Hemauer | Keller investigate energy – as an allegorical concept, an invisible force, and a defining theme of geopolitics and modernity. One of the main focuses of their practice is the history of oil and the fate and future of its competing alternatives, notably solar power.
Hemauer | Keller make use of a range of strategies – re-enactment and performance, as well as documentary video, sculpture and text. Their work often provides an opportunity to revitalize key historical moments. For example, the 66 minute documentary essay ‘A Road Not Taken’ (2010) examines former US President Jimmy Carter’s early and ultimately futile efforts to raise awareness about oil dependency, as symbolized by the installation, in 1979, of solar panels on the roof of the West Wing of the White House.

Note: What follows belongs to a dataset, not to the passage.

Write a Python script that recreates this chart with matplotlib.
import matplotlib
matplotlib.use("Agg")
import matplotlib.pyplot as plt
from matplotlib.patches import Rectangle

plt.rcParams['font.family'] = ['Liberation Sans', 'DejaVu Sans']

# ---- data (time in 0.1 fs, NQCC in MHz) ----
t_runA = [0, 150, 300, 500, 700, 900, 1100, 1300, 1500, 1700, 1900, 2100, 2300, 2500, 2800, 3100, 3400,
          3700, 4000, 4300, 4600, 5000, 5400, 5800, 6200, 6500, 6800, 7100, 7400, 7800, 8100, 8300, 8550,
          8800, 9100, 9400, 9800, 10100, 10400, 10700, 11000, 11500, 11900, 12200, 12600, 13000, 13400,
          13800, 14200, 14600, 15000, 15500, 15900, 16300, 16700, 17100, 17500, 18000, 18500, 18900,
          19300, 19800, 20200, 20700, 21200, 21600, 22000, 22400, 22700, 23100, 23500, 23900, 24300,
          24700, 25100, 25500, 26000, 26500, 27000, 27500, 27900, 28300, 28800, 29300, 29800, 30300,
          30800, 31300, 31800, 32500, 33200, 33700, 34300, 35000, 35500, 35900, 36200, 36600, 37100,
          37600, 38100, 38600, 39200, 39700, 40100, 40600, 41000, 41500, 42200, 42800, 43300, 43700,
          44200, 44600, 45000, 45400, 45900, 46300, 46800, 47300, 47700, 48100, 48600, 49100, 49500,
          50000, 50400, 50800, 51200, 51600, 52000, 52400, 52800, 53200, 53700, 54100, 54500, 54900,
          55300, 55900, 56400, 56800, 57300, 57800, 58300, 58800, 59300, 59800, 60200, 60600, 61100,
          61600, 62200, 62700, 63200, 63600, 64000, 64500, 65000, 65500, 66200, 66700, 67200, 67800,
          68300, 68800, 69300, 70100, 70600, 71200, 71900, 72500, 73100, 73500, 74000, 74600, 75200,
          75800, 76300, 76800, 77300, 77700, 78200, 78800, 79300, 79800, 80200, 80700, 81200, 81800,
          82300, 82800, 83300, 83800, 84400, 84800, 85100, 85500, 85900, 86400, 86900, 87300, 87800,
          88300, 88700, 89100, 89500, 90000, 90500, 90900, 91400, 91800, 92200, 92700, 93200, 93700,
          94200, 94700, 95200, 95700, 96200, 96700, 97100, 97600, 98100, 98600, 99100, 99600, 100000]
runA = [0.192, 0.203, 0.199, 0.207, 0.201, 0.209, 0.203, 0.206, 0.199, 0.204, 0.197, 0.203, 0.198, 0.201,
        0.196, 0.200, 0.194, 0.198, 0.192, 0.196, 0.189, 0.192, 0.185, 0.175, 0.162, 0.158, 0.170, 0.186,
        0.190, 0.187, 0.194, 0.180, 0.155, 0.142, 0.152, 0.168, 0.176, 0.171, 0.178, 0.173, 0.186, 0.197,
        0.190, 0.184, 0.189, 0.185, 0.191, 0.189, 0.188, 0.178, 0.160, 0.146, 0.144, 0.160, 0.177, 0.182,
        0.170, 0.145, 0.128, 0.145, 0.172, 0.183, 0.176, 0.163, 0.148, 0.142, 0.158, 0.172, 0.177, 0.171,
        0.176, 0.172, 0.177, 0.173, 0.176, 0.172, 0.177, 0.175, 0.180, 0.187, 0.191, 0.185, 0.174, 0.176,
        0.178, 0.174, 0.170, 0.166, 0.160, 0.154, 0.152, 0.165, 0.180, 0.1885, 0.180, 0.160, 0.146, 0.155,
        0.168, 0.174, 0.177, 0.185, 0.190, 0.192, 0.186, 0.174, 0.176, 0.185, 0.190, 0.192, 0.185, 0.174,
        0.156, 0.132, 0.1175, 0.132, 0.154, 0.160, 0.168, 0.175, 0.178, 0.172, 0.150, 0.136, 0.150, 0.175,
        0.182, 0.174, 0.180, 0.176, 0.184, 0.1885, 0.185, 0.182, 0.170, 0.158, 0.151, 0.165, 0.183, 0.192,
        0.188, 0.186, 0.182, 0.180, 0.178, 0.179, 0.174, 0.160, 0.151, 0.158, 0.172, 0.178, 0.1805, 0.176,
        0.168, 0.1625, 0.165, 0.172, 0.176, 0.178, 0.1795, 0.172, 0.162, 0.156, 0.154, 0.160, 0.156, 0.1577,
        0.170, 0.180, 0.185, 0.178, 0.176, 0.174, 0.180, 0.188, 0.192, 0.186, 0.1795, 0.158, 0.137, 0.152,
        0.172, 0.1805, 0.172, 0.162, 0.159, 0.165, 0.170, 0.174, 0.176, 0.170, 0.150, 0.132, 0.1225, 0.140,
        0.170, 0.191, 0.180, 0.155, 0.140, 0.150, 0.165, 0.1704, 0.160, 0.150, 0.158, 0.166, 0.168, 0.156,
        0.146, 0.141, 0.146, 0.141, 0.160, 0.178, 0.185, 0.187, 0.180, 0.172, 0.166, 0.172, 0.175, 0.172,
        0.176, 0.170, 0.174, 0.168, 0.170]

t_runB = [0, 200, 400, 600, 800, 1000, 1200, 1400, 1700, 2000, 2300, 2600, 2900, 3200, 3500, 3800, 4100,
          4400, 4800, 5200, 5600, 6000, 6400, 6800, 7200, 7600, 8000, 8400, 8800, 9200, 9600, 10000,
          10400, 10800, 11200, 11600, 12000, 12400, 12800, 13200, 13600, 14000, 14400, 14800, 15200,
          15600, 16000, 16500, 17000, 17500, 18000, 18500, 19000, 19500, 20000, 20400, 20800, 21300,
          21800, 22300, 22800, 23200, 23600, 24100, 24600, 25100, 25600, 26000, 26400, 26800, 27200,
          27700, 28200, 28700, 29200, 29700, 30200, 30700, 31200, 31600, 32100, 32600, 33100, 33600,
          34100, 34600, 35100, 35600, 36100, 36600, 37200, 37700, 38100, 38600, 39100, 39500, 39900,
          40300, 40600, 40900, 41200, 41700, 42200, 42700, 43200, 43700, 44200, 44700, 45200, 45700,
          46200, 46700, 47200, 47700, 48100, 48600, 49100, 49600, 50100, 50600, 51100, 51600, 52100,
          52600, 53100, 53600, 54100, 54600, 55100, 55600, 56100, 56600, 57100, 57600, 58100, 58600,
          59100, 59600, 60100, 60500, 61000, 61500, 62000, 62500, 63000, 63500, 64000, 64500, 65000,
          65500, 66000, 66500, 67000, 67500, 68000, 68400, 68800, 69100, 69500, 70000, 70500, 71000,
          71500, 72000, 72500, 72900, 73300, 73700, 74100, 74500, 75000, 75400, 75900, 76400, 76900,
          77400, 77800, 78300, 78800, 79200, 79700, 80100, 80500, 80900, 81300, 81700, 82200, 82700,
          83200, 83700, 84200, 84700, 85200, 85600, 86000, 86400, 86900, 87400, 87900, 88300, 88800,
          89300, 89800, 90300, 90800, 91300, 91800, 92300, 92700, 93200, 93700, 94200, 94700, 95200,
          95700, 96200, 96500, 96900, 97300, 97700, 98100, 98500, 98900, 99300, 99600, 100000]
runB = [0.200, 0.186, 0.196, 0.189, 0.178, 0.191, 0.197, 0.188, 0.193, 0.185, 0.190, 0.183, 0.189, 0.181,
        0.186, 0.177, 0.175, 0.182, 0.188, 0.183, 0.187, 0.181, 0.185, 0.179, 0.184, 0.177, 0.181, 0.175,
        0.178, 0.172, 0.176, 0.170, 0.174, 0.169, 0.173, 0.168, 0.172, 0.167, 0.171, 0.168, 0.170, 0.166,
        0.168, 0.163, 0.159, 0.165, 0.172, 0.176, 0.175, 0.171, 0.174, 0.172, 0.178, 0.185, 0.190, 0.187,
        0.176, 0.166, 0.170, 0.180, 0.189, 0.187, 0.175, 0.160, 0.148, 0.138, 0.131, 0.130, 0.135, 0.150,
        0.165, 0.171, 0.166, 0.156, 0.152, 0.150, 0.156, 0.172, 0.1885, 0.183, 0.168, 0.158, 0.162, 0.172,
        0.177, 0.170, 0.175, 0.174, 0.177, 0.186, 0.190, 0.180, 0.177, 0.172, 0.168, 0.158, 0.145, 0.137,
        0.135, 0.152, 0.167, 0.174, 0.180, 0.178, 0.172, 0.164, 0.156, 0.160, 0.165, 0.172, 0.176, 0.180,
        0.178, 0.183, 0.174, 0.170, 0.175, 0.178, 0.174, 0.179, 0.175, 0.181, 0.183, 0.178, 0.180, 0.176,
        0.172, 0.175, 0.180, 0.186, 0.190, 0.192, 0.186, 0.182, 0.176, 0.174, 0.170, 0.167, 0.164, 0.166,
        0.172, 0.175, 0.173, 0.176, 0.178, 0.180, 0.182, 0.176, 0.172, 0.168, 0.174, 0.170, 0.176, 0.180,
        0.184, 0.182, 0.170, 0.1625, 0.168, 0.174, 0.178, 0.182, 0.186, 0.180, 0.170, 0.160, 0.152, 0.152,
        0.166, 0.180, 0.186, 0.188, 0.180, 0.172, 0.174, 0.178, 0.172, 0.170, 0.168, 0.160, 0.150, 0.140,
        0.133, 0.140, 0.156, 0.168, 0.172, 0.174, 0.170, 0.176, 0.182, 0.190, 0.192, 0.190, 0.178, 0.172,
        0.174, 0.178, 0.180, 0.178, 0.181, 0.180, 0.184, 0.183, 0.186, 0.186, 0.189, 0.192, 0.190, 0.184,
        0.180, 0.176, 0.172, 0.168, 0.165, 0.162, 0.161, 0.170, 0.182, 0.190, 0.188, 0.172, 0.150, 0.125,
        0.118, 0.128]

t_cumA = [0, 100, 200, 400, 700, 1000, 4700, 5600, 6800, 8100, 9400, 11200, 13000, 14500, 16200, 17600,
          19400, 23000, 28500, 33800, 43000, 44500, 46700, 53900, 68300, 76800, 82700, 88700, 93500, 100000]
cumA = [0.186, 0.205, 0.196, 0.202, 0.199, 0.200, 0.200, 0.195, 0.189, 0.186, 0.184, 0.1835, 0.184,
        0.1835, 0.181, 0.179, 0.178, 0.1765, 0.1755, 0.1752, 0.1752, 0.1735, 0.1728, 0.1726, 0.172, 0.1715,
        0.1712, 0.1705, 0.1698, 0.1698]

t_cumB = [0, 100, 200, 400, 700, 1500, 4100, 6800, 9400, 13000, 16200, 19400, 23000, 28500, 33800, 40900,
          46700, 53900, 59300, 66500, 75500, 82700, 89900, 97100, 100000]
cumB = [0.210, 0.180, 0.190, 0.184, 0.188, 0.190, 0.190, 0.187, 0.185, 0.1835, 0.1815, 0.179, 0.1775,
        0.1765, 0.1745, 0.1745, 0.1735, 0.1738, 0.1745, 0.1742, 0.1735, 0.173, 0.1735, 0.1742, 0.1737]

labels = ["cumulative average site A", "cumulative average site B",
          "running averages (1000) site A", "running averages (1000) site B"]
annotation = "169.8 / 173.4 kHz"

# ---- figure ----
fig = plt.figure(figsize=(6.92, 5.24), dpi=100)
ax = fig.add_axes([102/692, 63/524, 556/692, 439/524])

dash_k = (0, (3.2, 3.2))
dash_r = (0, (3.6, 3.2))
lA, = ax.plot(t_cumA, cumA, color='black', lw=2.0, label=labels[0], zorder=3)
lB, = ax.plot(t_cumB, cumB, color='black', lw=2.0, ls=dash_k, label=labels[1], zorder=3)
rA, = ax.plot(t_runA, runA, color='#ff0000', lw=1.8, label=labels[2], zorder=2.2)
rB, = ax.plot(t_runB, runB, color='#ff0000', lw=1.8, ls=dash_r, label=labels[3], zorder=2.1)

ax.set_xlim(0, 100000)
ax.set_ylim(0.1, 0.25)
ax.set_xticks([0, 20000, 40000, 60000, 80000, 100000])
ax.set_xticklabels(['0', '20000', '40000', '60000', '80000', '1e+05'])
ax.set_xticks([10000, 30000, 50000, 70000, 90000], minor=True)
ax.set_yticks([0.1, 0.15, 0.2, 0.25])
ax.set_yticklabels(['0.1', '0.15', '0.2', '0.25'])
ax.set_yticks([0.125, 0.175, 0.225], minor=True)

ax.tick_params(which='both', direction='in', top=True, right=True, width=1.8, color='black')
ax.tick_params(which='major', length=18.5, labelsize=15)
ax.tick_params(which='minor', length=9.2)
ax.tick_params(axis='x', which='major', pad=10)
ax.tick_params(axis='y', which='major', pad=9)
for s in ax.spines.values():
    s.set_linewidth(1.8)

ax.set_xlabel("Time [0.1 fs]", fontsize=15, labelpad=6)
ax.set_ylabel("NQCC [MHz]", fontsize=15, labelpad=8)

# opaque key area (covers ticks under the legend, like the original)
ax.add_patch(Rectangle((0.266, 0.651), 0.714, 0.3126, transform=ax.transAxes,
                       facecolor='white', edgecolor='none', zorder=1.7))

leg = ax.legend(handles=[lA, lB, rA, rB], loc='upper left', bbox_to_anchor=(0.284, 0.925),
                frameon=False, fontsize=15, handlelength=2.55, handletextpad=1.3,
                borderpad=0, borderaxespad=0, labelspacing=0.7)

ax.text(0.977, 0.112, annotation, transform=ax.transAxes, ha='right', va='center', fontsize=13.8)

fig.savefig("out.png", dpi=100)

Also featured in this exhibition is No.1 Sun Engine (2008–9). In 1913, American inventor Frank Shuman inaugurated the first large-scale solar power generator near Cairo, Egypt. Although it was economically viable compared to coal power, the plant was only used for one year. In 2008 the artists reconstructed two segments of this pioneering facility and established an information kiosk where local residents and passers-by could discover and contribute to its story.
Globalising the Internationale (2006–ongoing) is a choral work which refers to the songs of socialism and the workers' movements – one of the most widespread social upheavals of the late 19th and early 20th Centuries. With this project, the artists aim to use the collective force of the human voice to herald a new age of alternative energy beyond fossil fuels. (+ info...)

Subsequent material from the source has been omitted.